2. The Post Term Services shall commence on the date of your Qualifying
Termination and shall end on the earlier of (i) the fifth anniversary of the date of such
Qualifying
Termination or (ii) the date on which the Company breaches its obligation to make the
Qualifying Termination Payment or provide you with the Continuing Benefits (“the Consulting
Termination Date”).
3. The provisions of clause (iv) of Section III(c)(iv) of the Employment Agreement
shall remain in effect (ie., the provisions of Section 6(c) of the Cendant Agreement
shall
continue to apply), except that the Company’s obligation to deposit amounts in the trust
contemplated by Section 6(c) of the Cendant Agreement shall be satisfied no later than the
consummation of a Change in Control rather than within 15 days following the occurrence of a
Potential Change in Control; provided that in the event of a bona fide dispute between
the parties
regarding the determination of the amount of the Qualifying Termination Payment, the trust
shall
be funded with an amount reasonably determined by you (which amount shall in no event exceed
the Cap) subject to final resolution of such dispute in accordance with Section 6(a)(vi)(C) of
the
Cendant Agreement and any surplus amounts funded in the trust shall revert to the Company.

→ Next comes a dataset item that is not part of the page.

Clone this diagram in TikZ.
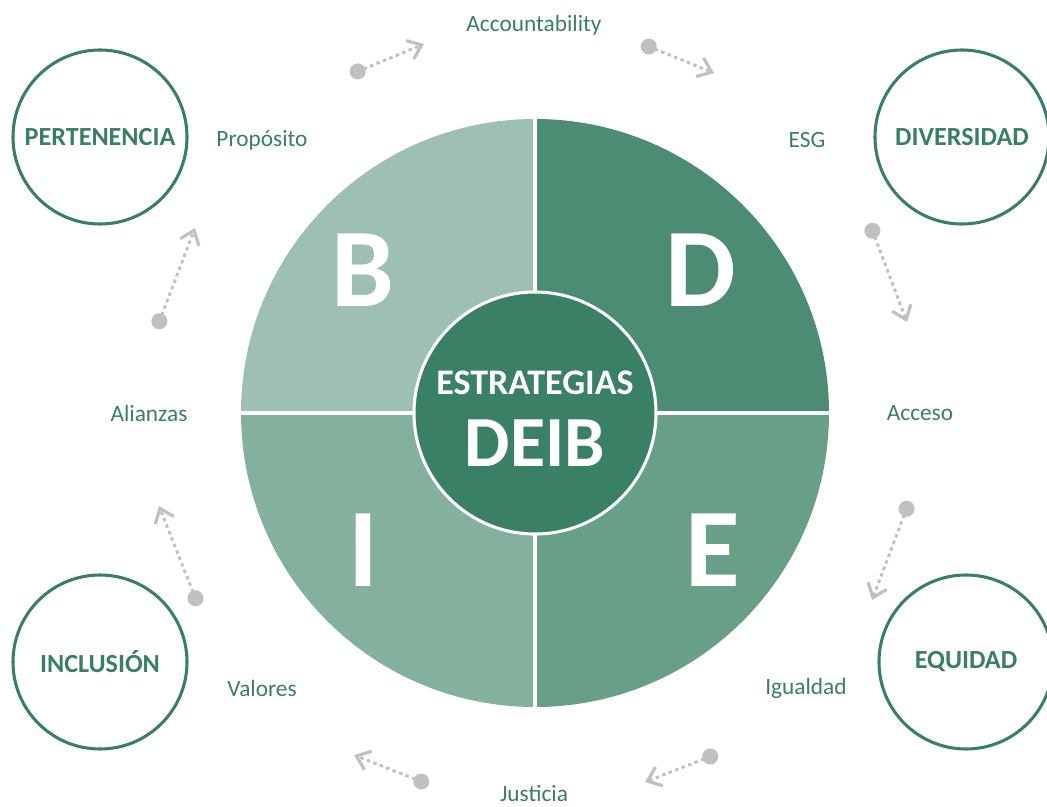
\documentclass[tikz,border=0pt]{standalone}
\usepackage{fontspec}
\setmainfont{Carlito}
\usetikzlibrary{arrows.meta}
\definecolor{dgreen}{HTML}{3A7F63}
\definecolor{qB}{HTML}{9DC0B2}
\definecolor{qD}{HTML}{4B8C72}
\definecolor{qI}{HTML}{84B19E}
\definecolor{qE}{HTML}{67A087}
\definecolor{qC}{HTML}{3A8064}
\definecolor{agray}{HTML}{C0C0C0}
\begin{document}
\begin{tikzpicture}[x=0.75pt,y=-0.75pt,
  ring/.style={draw=dgreen,line width=2.3pt,circle,minimum size=174*0.75pt,inner sep=0pt,
     text=dgreen,font=\fontsize{19.6}{21}\selectfont\bfseries},
  lbl/.style={text=dgreen,font=\fontsize{17.5}{19}\selectfont,inner sep=0pt},
  big/.style={text=white,font=\fontsize{84}{90}\selectfont\bfseries,inner sep=0pt},
  flow/.style={draw=agray,line width=2.2pt,dash pattern=on 2.6pt off 2.6pt,
     {Circle[length=12pt,width=12pt]}-{Straight Barb[length=9.5pt,width=15pt,line width=2.4pt]},
     shorten <=-3pt}]
\useasboundingbox (0,0) rectangle (1047,807);
\coordinate (C) at (535,413);
% quadrants
\fill[qB] (C) -- ++(-294,0) arc[start angle=180,end angle=270,radius=294] -- cycle;
\fill[qD] (C) -- ++(0,-294) arc[start angle=270,end angle=360,radius=294] -- cycle;
\fill[qE] (C) -- ++(294,0) arc[start angle=0,end angle=90,radius=294] -- cycle;
\fill[qI] (C) -- ++(0,294) arc[start angle=90,end angle=180,radius=294] -- cycle;
\draw[white,line width=3pt] (C) ++(-296,0) -- ++(592,0);
\draw[white,line width=3pt] (C) ++(0,-296) -- ++(0,592);
\node[circle,fill=qC,draw=white,line width=2.3pt,minimum size=242*0.75pt,inner sep=0pt] (center) at (C) {};
\node[text=white,font=\fontsize{27}{29}\selectfont\bfseries,inner sep=0pt] (estr) at (535,383) {ESTRATEGIAS};
\node[text=white,font=\fontsize{54}{56}\selectfont\bfseries,inner sep=0pt] (deib) at (535,443) {DEIB};
\node[big] (B) at (363,270) {B};
\node[big] (D) at (701,270) {D};
\node[big] (I) at (363,550) {I};
\node[big] (E) at (713,550) {E};
% outer circles
\node[ring] (pert) at (100,137) {PERTENENCIA};
\node[ring] (div) at (962,137) {DIVERSIDAD};
\node[ring] (incl) at (100,662) {INCLUSIÓN};
\node[ring] (equi) at (966,662) {EQUIDAD};
% labels
\node[lbl] (acc) at (534,25) {Accountability};
\node[lbl] (prop) at (262,140) {Propósito};
\node[lbl] (esg) at (807,140) {ESG};
\node[lbl] (ali) at (149,413) {Alianzas};
\node[lbl] (acce) at (920,413) {Acceso};
\node[lbl] (val) at (262,688) {Valores};
\node[lbl] (igu) at (806,688) {Igualdad};
\node[lbl] (jus) at (534,794) {Justicia};
% arrows
\coordinate (a1s) at (354,73); \coordinate (a1e) at (424,44);
\coordinate (a2s) at (645,45); \coordinate (a2e) at (714,73);
\coordinate (a3s) at (871,227); \coordinate (a3e) at (907,322);
\coordinate (a4s) at (908,505); \coordinate (a4e) at (872,600);
\coordinate (a5s) at (714,755); \coordinate (a5e) at (645,782);
\coordinate (a6s) at (425,783); \coordinate (a6e) at (354,755);
\coordinate (a7s) at (197,602); \coordinate (a7e) at (159,506);
\coordinate (a8s) at (158,325); \coordinate (a8e) at (195,228);
\foreach \i in {1,...,8} {\draw[flow] (a\i s) -- (a\i e);}
\end{tikzpicture}
\end{document}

4. From and after the occurrence of a Qualifying Termination, you shall continue to
be subject to the provisions of Section 8 of the Cendant Agreement. For this purpose, it is
understood that the Restricted Period shall remain in effect for your lifetime; provided, that
the
Restricted Period shall end if and when the Company breaches its obligation to make the
Qualifying Termination Payment or provide you with the Continuing Benefits.
5. In the event that, within five years following the date of the Qualifying
Termination, there occurs an event or circumstance set forth in subclause (2), (3) or (4) of
clause
(x) of the last sentence of Section 6(a)(vi)(A) of the Cendant Agreement and the failure of
Executive to cure any such event or circumstance within thirty (30) days thereafter,
notwithstanding payment of the Qualifying Termination Payment, the Company shall have
available to it all remedies and rights at law, including but not limited to the Company’s
right to
seek the repayment of an appropriate portion of the Qualifying Termination Payment
attributable
to periods following the date of such event or circumstance (net of taxes paid in respect of
such
portion). For purposes of the preceding sentence, it is understood that if, within such
five-year
period, the Company breaches its obligation to provide the Continuing Benefits, an event or
circumstance described in subclause (2) or (4) referenced above cannot thereafter occur.
6. The Company may withhold from amounts payable under this letter all federal,
state and local taxes that are required to be withheld by applicable laws or regulations.
This letter is intended to constitute an amendment to the Employment Agreement which shall
otherwise remain in full force and effect. It is further intended that this letter constitute a
change in payment election pursuant to the transitional relief afforded under IRS Notice 2005-1 and
the proposed regulations under Section 409A and shall be construed accordingly.